Technical information
- Licensing authority: FCC
- Facility ID: 48370
- Class: B
- Power: 5,000 watts day; 800 watts night;
- Transmitter coordinates: 35°22′26.00″N 78°0′42.00″W﻿ / ﻿35.3738889°N 78.0116667°W
- Translator: 98.3 W252CL (Goldsboro)

Links
- Public license information: Public file; LMS;
- Website: www.curtismedia.net/wgbr/

= WGBR =

WGBR (1150 kHz) is a radio station licensed to Goldsboro, North Carolina, United States. The station is owned by New Age Communications, Ltd.

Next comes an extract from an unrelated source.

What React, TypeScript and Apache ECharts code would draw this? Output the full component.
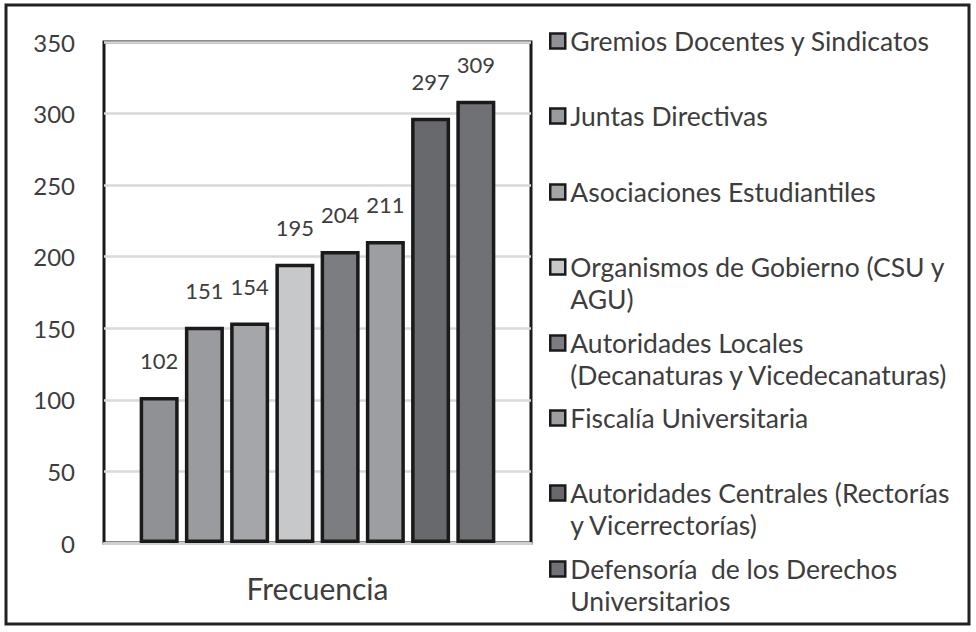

WGBR's format is classic hits.

==History==
WGBR went on the air in August 14, 1939 as a 250-watt AM radio station in Goldsboro, North Carolina, broadcasting on 1370 AM, one of a few radio stations in eastern North Carolina. The frequency changed to 1400 AM in 1941 and to its current frequency of 1150 AM in the 1950s. Its last move increased the power to 5,000 watts daytime.

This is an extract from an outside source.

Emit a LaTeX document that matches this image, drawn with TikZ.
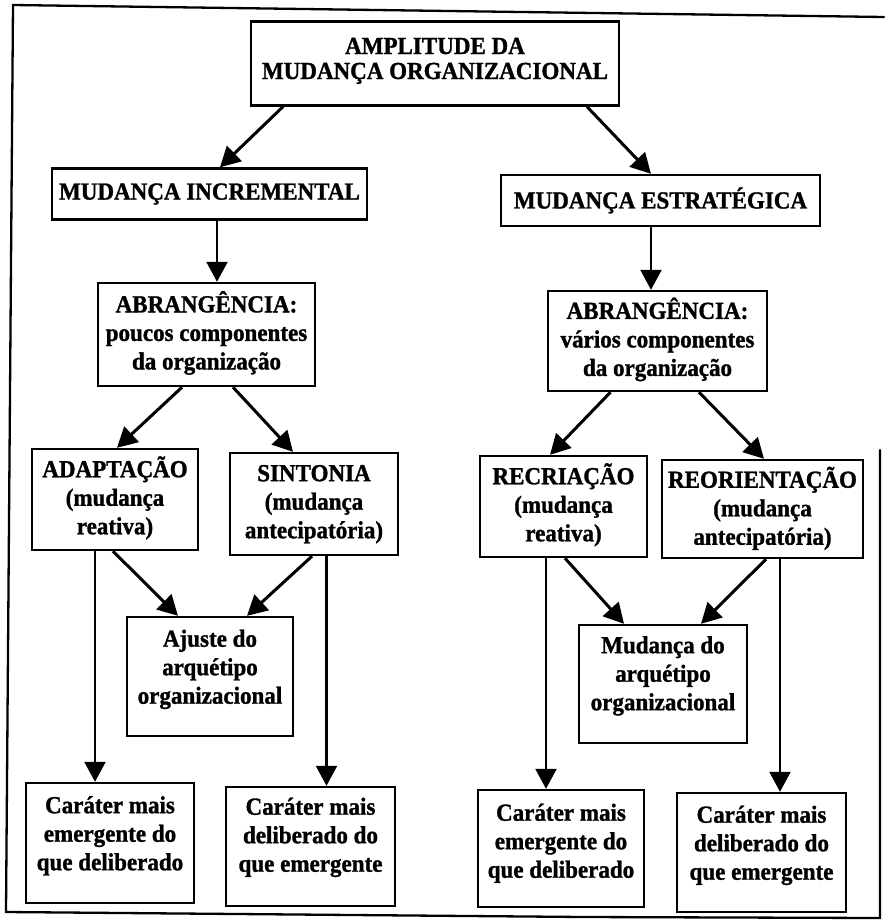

Johnny Grant began his career at WGBR when it signed on. Carl Kassell worked as a DJ there on two separate stints in the 1950s, before eventually moving to Washington, DC to focus on news reporting and a lengthy career with NPR. Johnny Hood and Frank Taylor were DJs at WGBR before becoming DJs at North Carolina's 50,000-watt flagship station, WPTF in Raleigh. Vassie Balkcum, a voice associated many years with WGBR, was inducted into the North Carolina Association of Broadcasters in 2004. Curtis Media Group purchased WGBR in 1989 alongside sister station WEQR-FM.

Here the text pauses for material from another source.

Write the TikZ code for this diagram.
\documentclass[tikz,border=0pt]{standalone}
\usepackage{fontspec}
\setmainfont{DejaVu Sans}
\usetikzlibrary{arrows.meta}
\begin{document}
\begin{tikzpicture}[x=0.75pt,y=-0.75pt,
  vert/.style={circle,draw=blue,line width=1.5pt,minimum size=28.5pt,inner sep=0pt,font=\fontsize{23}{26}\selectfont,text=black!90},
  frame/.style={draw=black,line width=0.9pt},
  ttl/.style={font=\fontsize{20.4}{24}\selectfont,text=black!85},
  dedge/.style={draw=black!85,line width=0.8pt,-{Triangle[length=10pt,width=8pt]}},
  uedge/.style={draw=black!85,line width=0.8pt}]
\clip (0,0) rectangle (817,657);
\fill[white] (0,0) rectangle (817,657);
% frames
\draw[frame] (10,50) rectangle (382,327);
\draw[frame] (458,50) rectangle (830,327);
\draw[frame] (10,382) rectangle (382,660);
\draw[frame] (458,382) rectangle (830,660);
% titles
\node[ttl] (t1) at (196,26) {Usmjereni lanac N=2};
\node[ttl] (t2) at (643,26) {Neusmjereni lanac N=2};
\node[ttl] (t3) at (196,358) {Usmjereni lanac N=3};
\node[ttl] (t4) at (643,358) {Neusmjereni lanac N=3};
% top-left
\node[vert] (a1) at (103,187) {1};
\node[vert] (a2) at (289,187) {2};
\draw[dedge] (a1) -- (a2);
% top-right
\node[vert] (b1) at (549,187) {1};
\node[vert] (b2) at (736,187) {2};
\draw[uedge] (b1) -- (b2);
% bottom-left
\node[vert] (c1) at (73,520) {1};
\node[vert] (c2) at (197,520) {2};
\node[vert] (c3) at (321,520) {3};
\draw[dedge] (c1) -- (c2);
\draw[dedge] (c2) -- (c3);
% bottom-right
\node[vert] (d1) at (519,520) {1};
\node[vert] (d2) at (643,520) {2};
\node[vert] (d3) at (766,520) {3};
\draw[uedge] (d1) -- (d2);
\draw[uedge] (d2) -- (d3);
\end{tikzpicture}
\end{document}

Prior to 2015, WGBR operated a translator at 98.3 FM that simulcast the news-talk format before switching to the Jack FM format on WSSG. 98.3 went back to WGBR when WSSG operated its on translator on 92.7 a year later.

On June 12, 2017 WGBR changed their format from news/talk to classic hits, closely resembling sister station WELS-FM in Kinston.